Hugh Masekela's New York City Legacy

A look back at the South African legend's time in New York City and his enduring presence in the Big Apple.

In Questlove's magnificent documentary, Summer of Soul, he captures a forgotten part of Black American music history. But in telling the tale of the 1969 Harlem Cultural Festival, the longtime musician and first-time filmmaker also captures a part of lost South African music history too.

Among the line-up of blossoming all-stars who played the Harlem festival, from a 19-year-old Stevie Wonder to a transcendent Mavis Staples, was a young Hugh Masekela. 30 years old at the time, he was riding the wave of success that came from releasing Grazing in the Grass the year before. To watch Masekela in that moment on that stage is to see him at the height of his time in New York City — a firecracker musician who entertained his audiences as much as he educated them about the political situation in his home country of South Africa.

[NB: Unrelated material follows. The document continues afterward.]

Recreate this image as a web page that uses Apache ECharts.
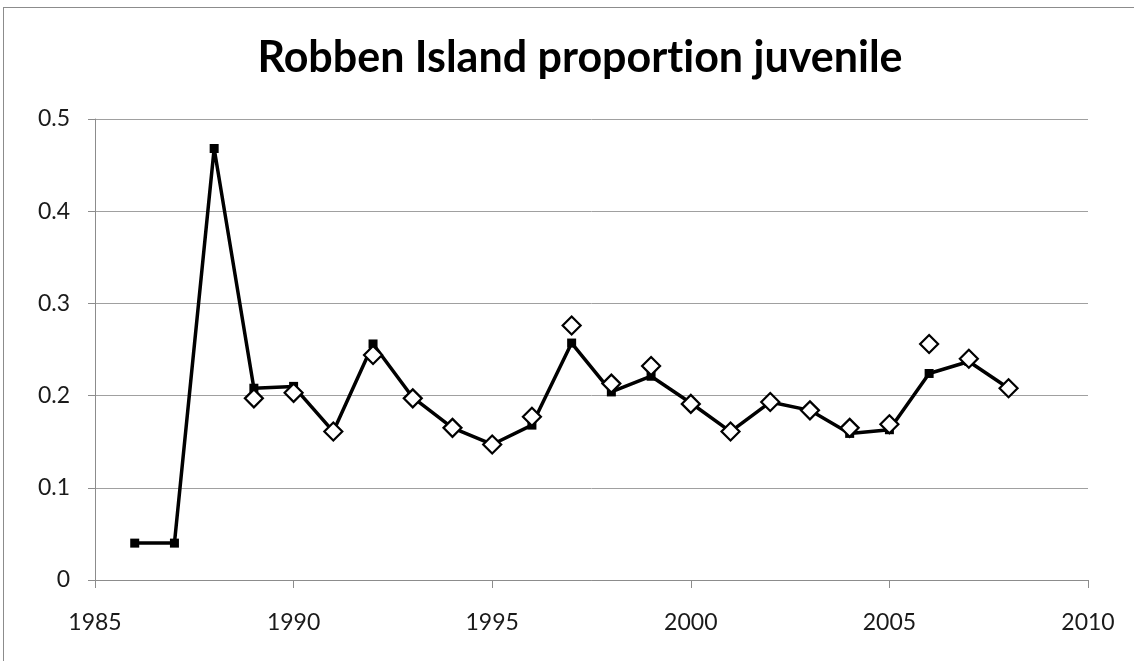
<!DOCTYPE html>
<html>
<head>
<meta charset="utf-8">
<script src="https://cdn.jsdelivr.net/npm/echarts@6/dist/echarts.min.js"></script>
<style>
  html, body { margin: 0; padding: 0; background: #fff; }
  #frame { position: absolute; left: 3px; top: 7px; width: 1140px; height: 660px; border: 1px solid #8c8c8c; box-sizing: border-box; }
  #chart { position: absolute; left: 0; top: 0; width: 1134px; height: 661px; }
</style>
</head>
<body>
<div id="frame"></div>
<div id="chart"></div>
<script>
// Proportion of juveniles counted at Robben Island, by year
const years = [1986, 1987, 1988, 1989, 1990, 1991, 1992, 1993, 1994, 1995, 1996, 1997,
               1998, 1999, 2000, 2001, 2002, 2003, 2004, 2005, 2006, 2007, 2008];
const lineValues = [0.040, 0.040, 0.468, 0.208, 0.210, 0.161, 0.256, 0.198, 0.165, 0.147, 0.168, 0.257,
                    0.204, 0.221, 0.192, 0.161, 0.193, 0.184, 0.159, 0.163, 0.224, 0.237, 0.208];
const diamondYears = [1989, 1990, 1991, 1992, 1993, 1994, 1995, 1996, 1997, 1998, 1999, 2000,
                      2001, 2002, 2003, 2004, 2005, 2006, 2007, 2008];
const diamondValues = [0.197, 0.203, 0.161, 0.244, 0.197, 0.165, 0.147, 0.177, 0.276, 0.213, 0.232, 0.191,
                       0.161, 0.193, 0.184, 0.165, 0.169, 0.256, 0.240, 0.208];

const fontFamily = 'Lato, "Open Sans", "Noto Sans", sans-serif';
const titleStyle = { fontFamily: fontFamily, fontSize: 43, fontWeight: 'bold', color: '#000' };

const chart = echarts.init(document.getElementById('chart'), null, { renderer: 'canvas' });
chart.setOption({
  backgroundColor: 'transparent',
  animation: false,
  title: {
    // two rich-text runs split between "t" and "i" so they stay separate glyphs
    text: '{t|Robben Island proport}{t|ion juvenile}',
    left: 575,
    top: 32,
    textAlign: 'center',
    textStyle: Object.assign({}, titleStyle, { rich: { t: titleStyle } })
  },
  grid: { left: 95, right: 46, top: 119, bottom: 81 },
  xAxis: {
    type: 'value',
    min: 1985,
    max: 2010,
    interval: 5,
    axisLine: { show: true, lineStyle: { color: '#8c8c8c', width: 1 } },
    axisTick: { show: true, length: 8, lineStyle: { color: '#8c8c8c' } },
    splitLine: { show: false },
    axisLabel: { margin: 31, fontFamily: fontFamily, fontSize: 23, color: '#1a1a1a',
                 formatter: v => String(v) }
  },
  yAxis: {
    type: 'value',
    min: 0,
    max: 0.5,
    interval: 0.1,
    axisLine: { show: true, lineStyle: { color: '#8c8c8c', width: 1 } },
    axisTick: { show: true, length: 7, lineStyle: { color: '#8c8c8c' } },
    splitLine: { show: true, lineStyle: { color: '#a0a0a0', width: 1 } },
    axisLabel: { margin: 25, fontFamily: fontFamily, fontSize: 23, color: '#1a1a1a',
                 formatter: v => String(Math.round(v * 10) / 10) }
  },
  series: [
    {
      type: 'line',
      data: years.map((y, i) => [y, lineValues[i]]),
      symbol: 'rect',
      symbolSize: 9,
      itemStyle: { color: '#000', opacity: 1 },
      lineStyle: { color: '#000', width: 3.5 },
      z: 2
    },
    {
      type: 'scatter',
      data: diamondYears.map((y, i) => [y, diamondValues[i]]),
      symbol: 'diamond',
      symbolSize: [18, 18],
      itemStyle: { color: '#fff', borderColor: '#000', borderWidth: 2.2, opacity: 1 },
      z: 3
    }
  ]
});
</script>
</body>
</html>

The legacy Masekela sowed in New York City during the 1960s remains in the walls of the venues where he played, and in the dust of those that are no longer standing. It's in the records he made in studios and jazz clubs, and on the Manhattan streets where he once posed with a giant stuffed zebra for an album cover. It's a legacy that still lives on in tangible form, too, in the Hugh Masekela Heritage Scholarship at the Manhattan School of Music.

The school is the place where Masekela received his education and met some of the people that would go on to be life-long bandmates and friends, from Larry Willis (who, as the story goes, Masekela convinced to give up opera for piano) to Morris Goldberg, Herbie Hancock and Stewart Levine, "his brother and musical compadre," as Mabusha Masekela, Bra Hugh's nephew says.